若者の将来設計やビジネスだけでなく、ミドル・シニアの生活設計や子どもの能力開発、アスリートのメンタリティ強化など、目標達成シートはさまざまな用途での可能性を秘めています。ダイバーシティを重視するビジネス環境で、目標達成シートは多様な人材に適した目標管理手法として注目されています。

目標達成シートは従業員とチーム、全社での目標共有にも適しているため、近年適用が増えている「OKR(Objectives and Key Results)※」の設定・共有にも、活用されることが予想されます。さらに今後は、新事業のコンセプトの洗い出しにも目標達成シートが活用され、より多くのイノベーションが生まれるでしょう。

※OKR(Objectives and Key Results):企業と個人(従業員)の目標をリンクし、全従業員が同じ方向を向いて目標を達成するための管理手法。Intelに始まり、シリコンバレーの有名企業で多く採用されている。

「目標達成シート」に関するよくある質問(FAQ)

よくある質問
よくある質問
ビジネスでの目標達成シートの効果的な活用方法は何ですか?

目標達成シートは、個人でのアイデア出しにも適しています。行動計画の洗い出し・整理・管理をする目標管理シートとして活用できます。

また、1週間の予定を日ごとに書き出すスケジュール表や、優先度の高いToDoリストとしても使用できます。問題解決に向けた要素を洗い出す「問題解決シート」や、新商品のコンセプトを探る「新商品開発シート」としての価値用法もあります。

目標達成シートを効率的に管理できるアプリは何がありますか?

スマートフォンの目標達成(マンダラチャート)アプリは、階層ごとにタップして書き足すことができ、更新もしやすいため便利です。
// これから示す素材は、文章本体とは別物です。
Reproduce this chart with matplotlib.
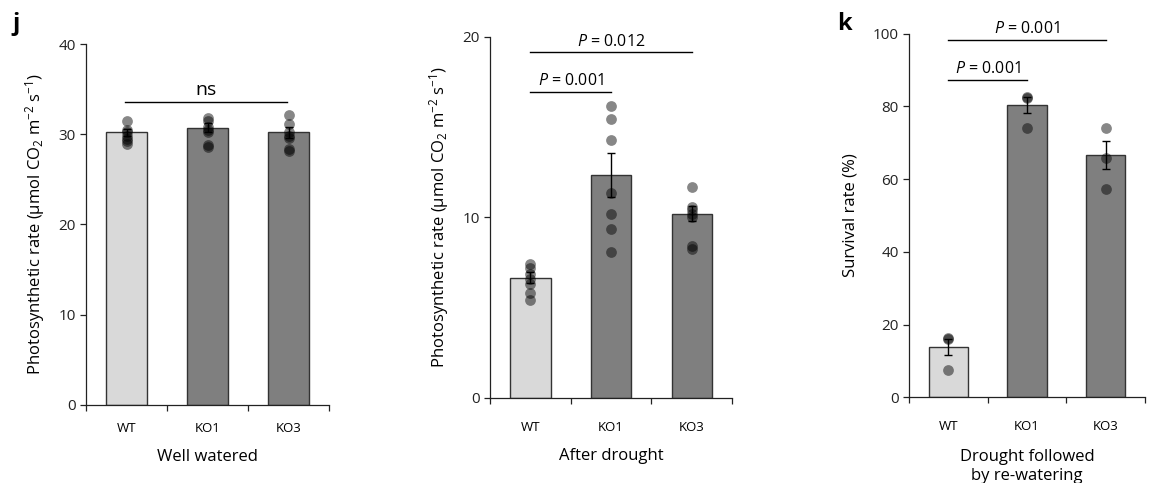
import matplotlib
matplotlib.use('Agg')
import matplotlib.pyplot as plt
import numpy as np

plt.rcParams['font.family'] = ['Open Sans', 'DejaVu Sans']
plt.rcParams['mathtext.fontset'] = 'custom'
plt.rcParams['mathtext.rm'] = 'Open Sans'
plt.rcParams['mathtext.it'] = 'Open Sans:italic'

genotypes = ['WT', 'KO1', 'KO3']

# panel j, left: well watered
ww_mean = [30.2, 30.7, 30.2]
ww_err = [0.4, 0.5, 0.6]
ww_pts = [[31.5, 30.5, 30.2, 29.8, 29.5, 29.2, 28.9],
          [31.8, 31.5, 30.8, 30.5, 30.3, 28.8, 28.6],
          [32.1, 31.1, 30.2, 29.8, 29.6, 28.4, 28.1]]

# panel j, right: after drought
ad_mean = [6.65, 12.35, 10.2]
ad_err = [0.3, 1.2, 0.42]
ad_pts = [[7.41, 7.22, 6.87, 6.6, 6.3, 5.8, 5.43],
          [16.18, 15.47, 14.28, 11.37, 10.19, 9.38, 8.07],
          [11.67, 10.6, 10.38, 10.19, 10.0, 8.42, 8.27]]

# panel k: survival
sv_mean = [13.9, 80.5, 66.7]
sv_err = [2.2, 2.2, 3.9]
sv_pts = [[16.2, 16.0, 7.5],
          [82.5, 82.3, 74.1],
          [74.1, 65.8, 57.4]]

bar_cols = ['#d9d9d9', '#7f7f7f', '#7f7f7f']
line_col = '#222222'

fig = plt.figure(figsize=(11.53, 4.83), dpi=100)


def bar_panel(rect, means, errs, pts, ymax, step, ylabel, xlabel, labelpad, catpad, xpad=10):
    ax = fig.add_axes(rect)
    x = np.arange(len(genotypes)) + 0.5
    ax.bar(x, means, width=0.5, color=bar_cols, edgecolor='#333333', linewidth=1.0, zorder=2)
    for i in range(len(genotypes)):
        ax.scatter([x[i]] * len(pts[i]), pts[i], s=60, color='black', alpha=0.47,
                   linewidths=0, zorder=3)
    ax.errorbar(x, means, yerr=errs, fmt='none', ecolor='black', elinewidth=1.0,
                capsize=3, capthick=1.0, zorder=4)
    ax.set_xlim(0, 3)
    ax.set_ylim(0, ymax)
    ax.set_yticks(np.arange(0, ymax + 0.1, step))
    ax.set_xticks([0, 1, 2, 3])
    ax.set_xticklabels([])
    ax.set_xticks(x, minor=True)
    ax.set_xticklabels(genotypes, minor=True, fontsize=9.5)
    ax.tick_params(axis='x', which='minor', length=0, pad=catpad)
    ax.tick_params(axis='both', which='major', length=4, width=0.9, color=line_col,
                   labelsize=11, labelcolor='#222222')
    for s in ['top', 'right']:
        ax.spines[s].set_visible(False)
    for s in ['left', 'bottom']:
        ax.spines[s].set_linewidth(0.9)
        ax.spines[s].set_color(line_col)
    ax.set_ylabel(ylabel, fontsize=12, labelpad=labelpad)
    ax.set_xlabel(xlabel, fontsize=12, labelpad=xpad, linespacing=1.3)
    return ax


def sig_line(ax, x0, x1, y, text, fs=11.5, dy=0.0):
    ax.plot([x0, x1], [y, y], color='black', lw=1.0, clip_on=False)
    ax.text((x0 + x1) / 2, y + dy, text, ha='center', va='bottom', fontsize=fs,
            clip_on=False)


ylab_ps = 'Photosynthetic rate (μmol CO$_{\\mathregular{2}}$ m$^{\\mathregular{-2}}$ s$^{\\mathregular{-1}}$)'

ax1 = bar_panel([0.0746, 0.1615, 0.2108, 0.7474], ww_mean, ww_err, ww_pts, 40, 10,
                ylab_ps, 'Well watered', 8, 12)
sig_line(ax1, 0.48, 2.48, 33.6, 'ns', fs=14, dy=0.3)

ax2 = bar_panel([0.425, 0.176, 0.2099, 0.748], ad_mean, ad_err, ad_pts, 20, 10,
                ylab_ps, 'After drought', 8, 16.5)
sig_line(ax2, 0.5, 2.5, 19.13, '$P$ = 0.012', dy=0.15)
sig_line(ax2, 0.5, 1.5, 16.93, '$P$ = 0.001', dy=0.15)

ax3 = bar_panel([0.7884, 0.1774, 0.2047, 0.7528], sv_mean, sv_err, sv_pts, 100, 20,
                'Survival rate (%)', 'Drought followed\nby re-watering', 10, 16.5, xpad=11)
sig_line(ax3, 0.5, 2.5, 98.2, '$P$ = 0.001', dy=0.8)
sig_line(ax3, 0.5, 1.5, 87.4, '$P$ = 0.001', dy=0.8)

fig.text(0.011, 0.95, 'j', fontsize=17, fontweight='bold', va='center')
fig.text(0.726, 0.95, 'k', fontsize=17, fontweight='bold', va='center')

fig.savefig('out.png', dpi=100)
App Storeの「Grid ToDo Lite目標達成シート」やGoogle Playの「マンダラチャート公式アプリ」などが代表的です。

目標達成シートの成功に必要な要素は何ですか?

目標達成シートをうまく使うためには、進捗追跡のために、目標を具体的な数値で設定することが重要です。SMARTの法則に従い目標を設定すると、進捗の把握・追跡が容易です。

成功のためには、シートの運用を開始しても定期的にふり返りを行い、目標の見直しと再設定が必要です。

目標達成シートを使ってモチベーションを維持する方法は何ですか?

目標達成シートを使ってモチベーションを高め、意欲を維持するために有効な方法は、進捗を把握できるよう具体的な数値で目標を設定すること、シートの定期的な見直しをすることです。

実現性の低い目標は達成可能なものに変更し、早期達成した目標はレベルアップさせることで、モチベーションを維持できます。

まとめ

目標達成シートは、ビジネスやプライベートのさまざまな目標に対して活用できます。

目標達成シートのメリットは、アイデアの整理や目標・計画のステップごとの進捗の可視化です。多彩なテンプレートやアプリを手軽に利用できることも魅力です。

目標達成シートで計画を成功に導くためには、KPIの設定、定期的なふり返り、必要に応じた目標設定の見直しが不可欠です。

今回紹介したポイントを押さえ、個人とチームで目標達成シートを積極的に活用し、プロジェクトを大きく前進させましょう。